Ma come si diceva il problema c’è. E uno sguardo un po’ oltre gli slogan ricorrenti e a reti politiche unificate potrebbe suggerire di percorrere anche altre strade. Una, di pronto soccorso (tanto più se non decollerà un’intesa più articolata modello Ciampi del 1993), è quella battuta oggi dalla Germania. Dove governo, sindacati e imprenditori, per combattere l’inflazione ed evitare la spirale prezzi-salari, discutono di un bonus temporaneo esentasse in busta paga mentre la contrattazione tra le parti fa il suo cammino «ordinario» intorno ad aumenti del 2-3%. Un modo di guadagnare tempo nella speranza che l’inflazione, pari ora all’8% come in Italia, l’anno prossimo scenda. Un’altra strada, comunque da sviluppare per l’oggi e il domani, è quella del Welfare aziendale che pone in stretta correlazione il successo dell’impresa al benessere dei suoi dipendenti e delle loro famiglie. La scomparsa di Leonardo Del Vecchio, valoroso artefice e timoniere solitario (ai suoi funerali presenti tantissimi e commossi dipendenti, assente in pratica il cosiddetto «gotha» industriale) di una grande azienda come Luxottica – che è stata la prima nel 2009 a «istituzionalizzare» questa nuova scommessa - contribuisce a riaccendere una luce su questo terreno.
Lasciamo perdere i nuovi super-fenomeni del settore, come l’americana «Google», per intendersi. In Italia questa strada ha tardato ad affermarsi, nonostante l’intuizione profetica e pratica dell’ingegner Adriano Olivetti negli anni Quaranta e Cinquanta del ‘900. Le resistenze sono state forti, e hanno pesato da un lato l’ideologia del conflitto di classe, dall’altro l’equivoco del paternalismo buonista del «padrone».

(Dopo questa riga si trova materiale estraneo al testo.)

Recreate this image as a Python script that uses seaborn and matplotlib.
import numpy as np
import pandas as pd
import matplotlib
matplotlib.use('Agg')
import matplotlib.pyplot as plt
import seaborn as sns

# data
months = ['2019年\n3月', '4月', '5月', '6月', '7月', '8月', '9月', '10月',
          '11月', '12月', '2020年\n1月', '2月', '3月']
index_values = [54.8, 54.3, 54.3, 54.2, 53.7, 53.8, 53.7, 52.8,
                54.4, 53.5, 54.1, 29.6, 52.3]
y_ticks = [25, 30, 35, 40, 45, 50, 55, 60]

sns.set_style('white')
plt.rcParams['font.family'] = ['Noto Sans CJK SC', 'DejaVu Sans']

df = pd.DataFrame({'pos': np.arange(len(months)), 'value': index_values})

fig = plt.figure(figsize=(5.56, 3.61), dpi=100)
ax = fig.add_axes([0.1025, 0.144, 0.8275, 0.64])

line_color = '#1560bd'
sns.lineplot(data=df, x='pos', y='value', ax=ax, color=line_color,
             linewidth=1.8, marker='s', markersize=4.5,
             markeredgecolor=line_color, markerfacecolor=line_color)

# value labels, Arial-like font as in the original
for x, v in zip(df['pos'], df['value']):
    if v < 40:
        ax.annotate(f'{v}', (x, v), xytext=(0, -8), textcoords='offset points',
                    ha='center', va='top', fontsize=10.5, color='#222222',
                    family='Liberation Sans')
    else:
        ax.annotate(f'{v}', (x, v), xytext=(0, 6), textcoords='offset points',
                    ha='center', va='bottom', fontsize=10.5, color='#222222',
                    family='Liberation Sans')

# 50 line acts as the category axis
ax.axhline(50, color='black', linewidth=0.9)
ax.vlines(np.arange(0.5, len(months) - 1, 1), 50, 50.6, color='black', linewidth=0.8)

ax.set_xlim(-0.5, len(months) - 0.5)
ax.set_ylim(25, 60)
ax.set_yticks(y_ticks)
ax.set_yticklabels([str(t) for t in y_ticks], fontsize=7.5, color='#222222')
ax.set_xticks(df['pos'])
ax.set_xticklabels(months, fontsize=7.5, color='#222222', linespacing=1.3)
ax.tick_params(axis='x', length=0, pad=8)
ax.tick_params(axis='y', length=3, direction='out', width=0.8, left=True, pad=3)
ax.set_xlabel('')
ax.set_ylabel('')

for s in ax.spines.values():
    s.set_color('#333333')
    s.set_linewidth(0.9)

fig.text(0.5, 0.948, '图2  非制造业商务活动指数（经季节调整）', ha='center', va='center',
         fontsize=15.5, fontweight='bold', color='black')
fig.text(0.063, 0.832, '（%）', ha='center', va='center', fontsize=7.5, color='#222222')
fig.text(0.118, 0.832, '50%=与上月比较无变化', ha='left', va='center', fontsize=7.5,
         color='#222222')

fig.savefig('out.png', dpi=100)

Ma ora ci sono le condizioni per accelerare il cambiamento. Non parliamo dei soliti buoni pasto o dei buoni acquisto, ma di tutti gli interventi che non solo integrano gli stipendi e che sono un’agevolazione fiscale per l’impresa, ma che migliorano la vita delle persone, in azienda e fuori. Un campo largo, viene da dire, e questo di sicuro fertile e produttivo.